Verdi: La Traviata
En direct d’Aix en Provence
Elle l’a chanté à Sante Fe puis à Tokyo, dans la mise en scène de Laurent Pelly: Natalie Dessay est Violetta Valéry, l’héroïne de Dumas fils, icône d’un Second Empire décadent mais si humain. La pêcheresse doit se sacrifier pour obtenir le salut: d’une vie de débauchée, La Traviata (la dévoyée) trouve, ultime issue miraculeuse et sortie inespérée, le pur amour dont la candeur et l’innocence la sauve; mais elle doit renoncer. La société impériale à l’époque de Napoléon III ne permet aucune licence ni relâchement des moeurs. Toute courtisane doit payer au nom de l’ordre bourgeois et de la morale officielle. Verdi se passionne évidemment pour le chef d’oeuvre romanesque: il en fait un opéra qui saisit par ses raccourcis et son sens dramatique. Au I, Violeta même atteinte, usée et malade malgré son jeune âge, exprime une volonté de vivre touchante; au II, elle doit renoncer, se sacrifier sous la pression du père Germont, puis subir l’humiliation de son jeune aimé Rodolphe qui se croît trahi… au III, l’âme chancelante et déjà solitaire, comme préparée à la mort, attend la dernière étreinte pour expirer.

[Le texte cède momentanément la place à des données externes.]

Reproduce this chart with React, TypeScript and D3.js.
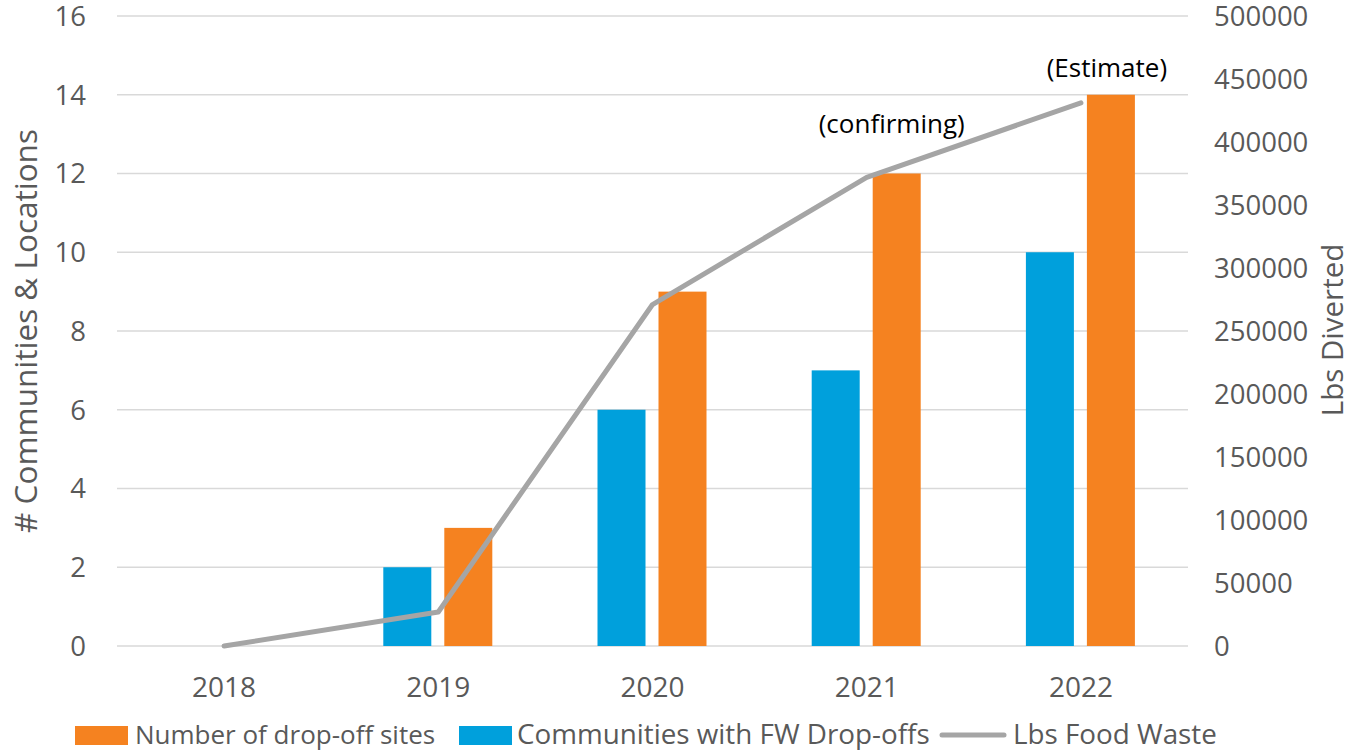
import React from "react";
import * as d3 from "d3";

// data
const years = ["2018", "2019", "2020", "2021", "2022"];
const communities = [0, 2, 6, 7, 10];
const dropOffSites = [0, 3, 9, 12, 14];
const lbsFoodWaste = [0, 27000, 271000, 372000, 431000];
const leftTicks = [0, 2, 4, 6, 8, 10, 12, 14, 16];
const rightTicks = [0, 50000, 100000, 150000, 200000, 250000, 300000, 350000, 400000, 450000, 500000];
const notes = [
  { year: "2021", text: "(confirming)" },
  { year: "2022", text: "(Estimate)" },
];

const W = 1352;
const H = 750;
const FONT = "'Open Sans', sans-serif";
const BLUE = "#00a0dc";
const ORANGE = "#f58220";
const GREY = "#a5a5a5";
const TXT = "#595959";

export default function App() {
  const left = 117, right = 1188, top = 16, bottom = 646;

  const x = d3.scaleBand().domain(years).range([left, right]);
  const yL = d3.scaleLinear().domain([0, 16]).range([bottom, top]);
  const yR = d3.scaleLinear().domain([0, 500000]).range([bottom, top]);

  const barW = 48;
  const cx = (y: string) => (x(y) as number) + x.bandwidth() / 2;

  const line = d3.line<number>()
    .x((_, i) => cx(years[i]))
    .y(d => yR(d));

  return (
    <svg width={W} height={H} style={{ position: "absolute", left: 0, top: 0, fontFamily: FONT }}>
      <rect width={W} height={H} fill="#fff" />
      {leftTicks.map(t => (
        <g key={t}>
          <line x1={left} x2={right} y1={yL(t)} y2={yL(t)} stroke="#d9d9d9" strokeWidth={1.5} />
          <text x={86} y={yL(t)} dy="0.36em" textAnchor="end" fontSize={27.5} fill={TXT}>{t}</text>
        </g>
      ))}
      {rightTicks.map(t => (
        <text key={t} x={1214} y={yR(t)} dy="0.36em" fontSize={27.5} fill={TXT}>{t}</text>
      ))}

      {years.map((y, i) => (
        <g key={y}>
          {communities[i] > 0 && (
            <rect x={cx(y) - 31 - barW / 2} y={yL(communities[i])} width={barW}
              height={bottom - yL(communities[i])} fill={BLUE} />
          )}
          {dropOffSites[i] > 0 && (
            <rect x={cx(y) + 30 - barW / 2} y={yL(dropOffSites[i])} width={barW}
              height={bottom - yL(dropOffSites[i])} fill={ORANGE} />
          )}
          <text x={cx(y)} y={697} textAnchor="middle" fontSize={28} fill={TXT}>{y}</text>
        </g>
      ))}

      <path d={line(lbsFoodWaste) || ""} fill="none" stroke={GREY} strokeWidth={5} strokeLinejoin="round" strokeLinecap="round" />

      {notes.map(n => {
        const i = years.indexOf(n.year);
        return (
          <text key={n.text} x={cx(n.year) + (i === 4 ? 26 : 25)} y={yR(lbsFoodWaste[i]) - (i === 4 ? 26 : 44)}
            textAnchor="middle" fontSize={26} fill="#000">{n.text}</text>
        );
      })}

      <text transform="translate(37,331) rotate(-90)" textAnchor="middle" fontSize={31.5} fill={TXT}>
        # Communities &amp; Locations
      </text>
      <text transform="translate(1343,330) rotate(-90)" textAnchor="middle" fontSize={29.5} fill={TXT}>
        Lbs Diverted
      </text>

      {/* legend */}
      <g fill={TXT}>
        <rect x={75} y={726} width={53} height={19} fill={ORANGE} />
        <text x={135} y={744} fontSize={26}>Number of drop-off sites</text>
        <rect x={459} y={726} width={53} height={19} fill={BLUE} />
        <text x={517} y={744} fontSize={27.8}>Communities with FW Drop-offs</text>
        <line x1={942} x2={1004} y1={735} y2={735} stroke={GREY} strokeWidth={5} strokeLinecap="round" />
        <text x={1013} y={744} fontSize={27.8}>Lbs Food Waste</text>
      </g>
    </svg>
  );
}
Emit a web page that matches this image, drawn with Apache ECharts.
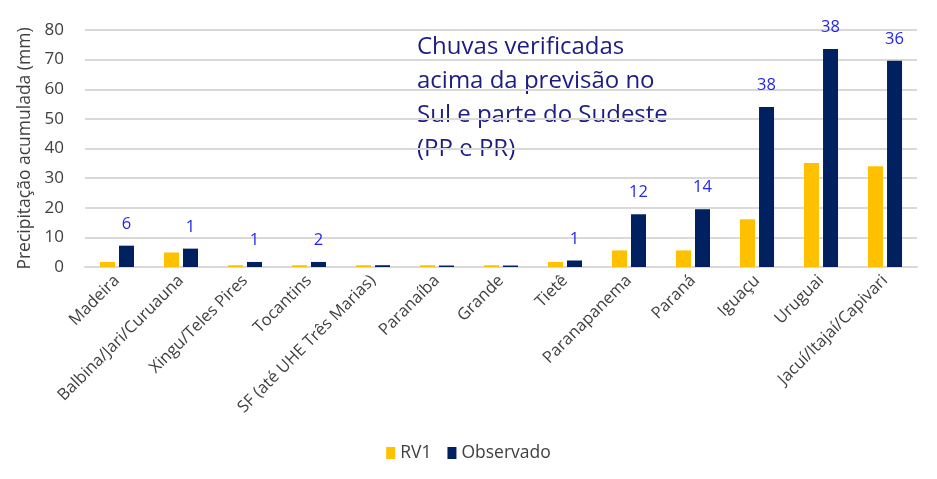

Traviata aixoise pour Dessay
On ne présente plus Natalie Dessay: la quadra fabuleuse a souvent dit sa volonté d’arrêter, en particulier après ses deux opérations aux cordes vocales, en 2002 (quand elle chante Lucia di Lammermoor, puis en 2004 après sa Manon de Massenet). Après Mélisande à Vienne, sa première Traviata à Sante Fe, la reprise de La Sonnambula au Met en 2009, revoici l’interprète aujourd’hui de plus en plus secrète, véritable bête de scène, et qui rêve demain de chanter (dernier défi scénique?) les trois rôles féminins dans Les Contes d’Hoffmann de Jacques Offenbach (il est vrai qu’elle demeure pour beaucoup une Olympia légendaire!)…
La Dessay, diva française, qui lors de sa dernière prise de rôle à l’Opéra Bastille a montré quelques faiblesses (Cleopatra de Haendel en 2011), relève ici un défi vocal et théâtral de taille. A Aix, c’est Jean-François Sivadier qui assure la mise en scène… Au terme de 6 semaines de travail et de répétitions, la soprano dévoilera au public français, sa vision de la courtisane le plus applaudie de la scène lyrique. Dans La Traviata, il faut une tenue vocale permanente, en particulier sur le plan dramatique. Le vrai défi reste le fameux air (brindisi puis è strano) au I: où les vocalises en cascades disent cette soif de vivre qui embrase la courtisane encore triomphante; puis, le duo avec Germont le père nécessite un nouvel appui dans le medium: c’est là que la soprano coloratoure si légère doit se dépasser pour convaincre. Production très attendue, donc direct événement.